Far from being disrespected as they once were, intelligence gathering and analysis are now considered such indispensable government functions -- and so much is expected of them -- that their inability to disperse the fog of war or of international politics causes outrage. The irony is that even though intelligence has come of age, it will inevitably fall short of the public's expectations, no matter what resources and attention it receives, because of the irreducible unpredictability of its targets. And no matter how accurate intelligence is, it will be useless if ignored.

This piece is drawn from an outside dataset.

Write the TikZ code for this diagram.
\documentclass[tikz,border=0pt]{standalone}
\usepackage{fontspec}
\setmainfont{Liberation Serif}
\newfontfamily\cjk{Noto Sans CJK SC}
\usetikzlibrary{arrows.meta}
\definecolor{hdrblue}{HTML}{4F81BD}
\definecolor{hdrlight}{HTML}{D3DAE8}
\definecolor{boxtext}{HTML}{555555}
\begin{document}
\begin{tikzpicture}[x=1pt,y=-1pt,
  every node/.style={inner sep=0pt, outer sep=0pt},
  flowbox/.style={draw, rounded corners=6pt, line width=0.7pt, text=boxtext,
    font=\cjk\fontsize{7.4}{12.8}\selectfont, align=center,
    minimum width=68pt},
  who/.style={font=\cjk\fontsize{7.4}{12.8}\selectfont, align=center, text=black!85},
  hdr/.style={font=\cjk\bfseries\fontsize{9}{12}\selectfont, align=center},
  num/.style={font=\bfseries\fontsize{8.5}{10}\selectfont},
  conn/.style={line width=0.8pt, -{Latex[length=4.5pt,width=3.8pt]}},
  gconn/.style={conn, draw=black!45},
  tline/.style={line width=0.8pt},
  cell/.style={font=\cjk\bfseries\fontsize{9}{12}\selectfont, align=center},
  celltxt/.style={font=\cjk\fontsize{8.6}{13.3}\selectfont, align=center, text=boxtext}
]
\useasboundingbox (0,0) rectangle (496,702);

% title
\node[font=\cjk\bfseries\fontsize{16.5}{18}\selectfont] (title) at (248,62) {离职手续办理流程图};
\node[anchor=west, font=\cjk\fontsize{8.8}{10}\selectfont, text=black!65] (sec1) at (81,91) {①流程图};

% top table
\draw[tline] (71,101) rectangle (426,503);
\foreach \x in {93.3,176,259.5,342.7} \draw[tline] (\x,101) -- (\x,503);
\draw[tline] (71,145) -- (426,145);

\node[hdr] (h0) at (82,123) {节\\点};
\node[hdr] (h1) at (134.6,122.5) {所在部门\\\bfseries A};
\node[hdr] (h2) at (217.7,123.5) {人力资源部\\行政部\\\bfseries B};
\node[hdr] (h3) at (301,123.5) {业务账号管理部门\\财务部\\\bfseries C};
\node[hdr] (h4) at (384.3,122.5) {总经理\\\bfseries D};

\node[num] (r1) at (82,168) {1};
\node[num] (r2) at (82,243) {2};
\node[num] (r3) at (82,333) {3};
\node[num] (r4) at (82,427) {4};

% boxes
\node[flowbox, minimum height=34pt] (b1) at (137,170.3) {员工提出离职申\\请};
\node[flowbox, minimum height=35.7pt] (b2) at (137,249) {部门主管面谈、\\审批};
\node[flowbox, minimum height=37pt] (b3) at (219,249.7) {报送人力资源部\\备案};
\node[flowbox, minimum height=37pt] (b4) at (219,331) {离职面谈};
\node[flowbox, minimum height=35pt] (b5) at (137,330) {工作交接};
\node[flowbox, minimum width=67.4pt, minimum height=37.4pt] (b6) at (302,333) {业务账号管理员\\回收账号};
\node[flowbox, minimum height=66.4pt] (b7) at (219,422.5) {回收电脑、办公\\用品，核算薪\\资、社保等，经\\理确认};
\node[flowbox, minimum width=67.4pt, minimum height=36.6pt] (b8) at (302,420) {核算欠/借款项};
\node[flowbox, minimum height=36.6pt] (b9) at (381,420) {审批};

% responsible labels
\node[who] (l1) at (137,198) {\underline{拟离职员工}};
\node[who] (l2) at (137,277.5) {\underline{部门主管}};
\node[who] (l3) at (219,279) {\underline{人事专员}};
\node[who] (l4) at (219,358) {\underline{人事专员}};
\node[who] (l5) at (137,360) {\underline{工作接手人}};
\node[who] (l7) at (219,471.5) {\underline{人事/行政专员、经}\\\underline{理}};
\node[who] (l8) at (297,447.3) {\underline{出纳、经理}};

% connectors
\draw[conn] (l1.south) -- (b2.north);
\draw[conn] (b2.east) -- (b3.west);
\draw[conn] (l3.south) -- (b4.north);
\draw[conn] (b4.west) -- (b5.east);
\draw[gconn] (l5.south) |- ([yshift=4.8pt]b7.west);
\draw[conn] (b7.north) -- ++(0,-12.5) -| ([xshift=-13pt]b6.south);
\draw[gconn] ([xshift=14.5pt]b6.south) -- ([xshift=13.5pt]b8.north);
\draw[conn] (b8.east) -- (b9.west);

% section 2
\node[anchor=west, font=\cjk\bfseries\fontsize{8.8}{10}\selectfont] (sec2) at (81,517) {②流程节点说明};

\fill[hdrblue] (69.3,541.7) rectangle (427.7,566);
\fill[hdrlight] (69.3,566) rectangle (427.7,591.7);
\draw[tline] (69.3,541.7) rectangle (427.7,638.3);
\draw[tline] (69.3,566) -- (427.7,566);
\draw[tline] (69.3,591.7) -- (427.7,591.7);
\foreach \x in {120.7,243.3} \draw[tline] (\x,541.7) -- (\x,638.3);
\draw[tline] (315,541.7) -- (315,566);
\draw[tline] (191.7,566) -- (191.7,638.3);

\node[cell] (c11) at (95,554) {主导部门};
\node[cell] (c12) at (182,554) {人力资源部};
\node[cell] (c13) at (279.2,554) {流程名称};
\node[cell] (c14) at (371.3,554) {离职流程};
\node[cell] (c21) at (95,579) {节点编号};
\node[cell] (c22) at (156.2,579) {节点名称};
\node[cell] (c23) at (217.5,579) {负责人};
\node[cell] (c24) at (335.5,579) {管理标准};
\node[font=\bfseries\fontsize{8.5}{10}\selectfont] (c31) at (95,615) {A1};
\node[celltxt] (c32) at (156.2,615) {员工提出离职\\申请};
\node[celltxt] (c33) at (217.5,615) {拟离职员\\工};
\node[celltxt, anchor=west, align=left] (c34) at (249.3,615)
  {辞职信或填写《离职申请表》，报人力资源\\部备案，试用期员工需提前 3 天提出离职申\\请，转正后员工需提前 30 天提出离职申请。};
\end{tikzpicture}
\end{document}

Moreover, information cannot win wars by itself. Information helps commanders make their operations more effective and efficient. It magnifies physical resources by enabling troops and guns to be better used in combat. It improves will and morale by reducing anxiety and steadying command. But ultimately its effect is secondary: it works only as a multiplier and guider of force and determination. If the Axis had possessed the best intelligence and the Allies the worst, the Allies still would have won.

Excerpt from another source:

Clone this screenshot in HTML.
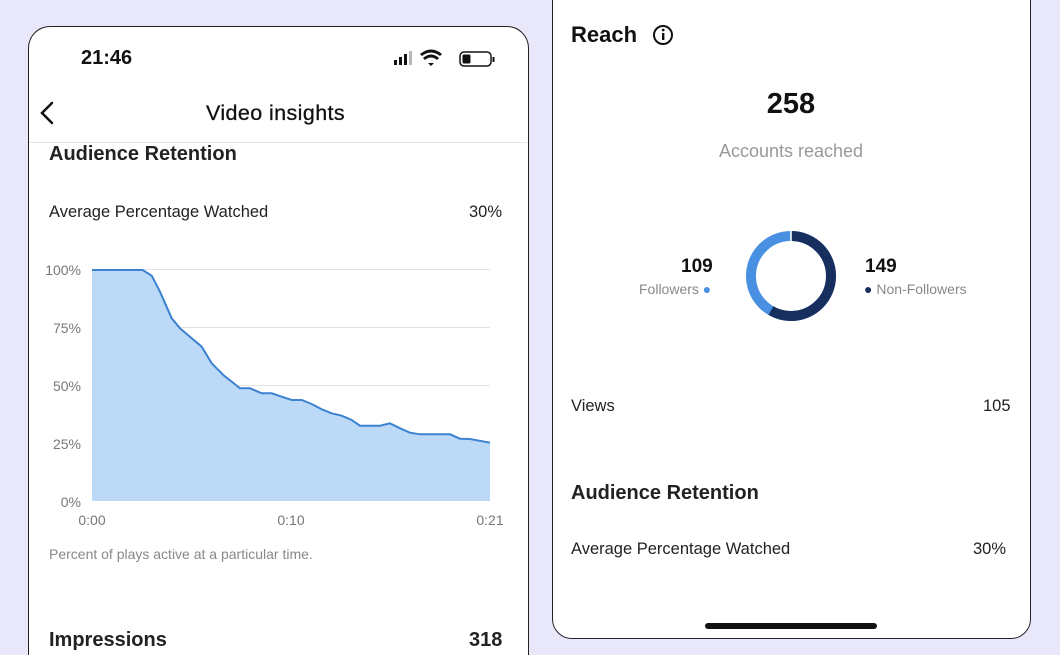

It is possible that in the new and strange kind of war currently being fought, with the extraordinary premium that is placed on timely and accurate information to ward off attacks and to track down the enemy, intelligence may play an even greater role in national security than ever before. But even then, it will never be decisive on its own. Strength is. Ulysses may have been the cleverest of the Greeks and the one who understood best the purposes to which intelligence can be put. But in the end not even he relied on it to recover his kingdom. He slew his enemies with a bow that only he was strong enough to string.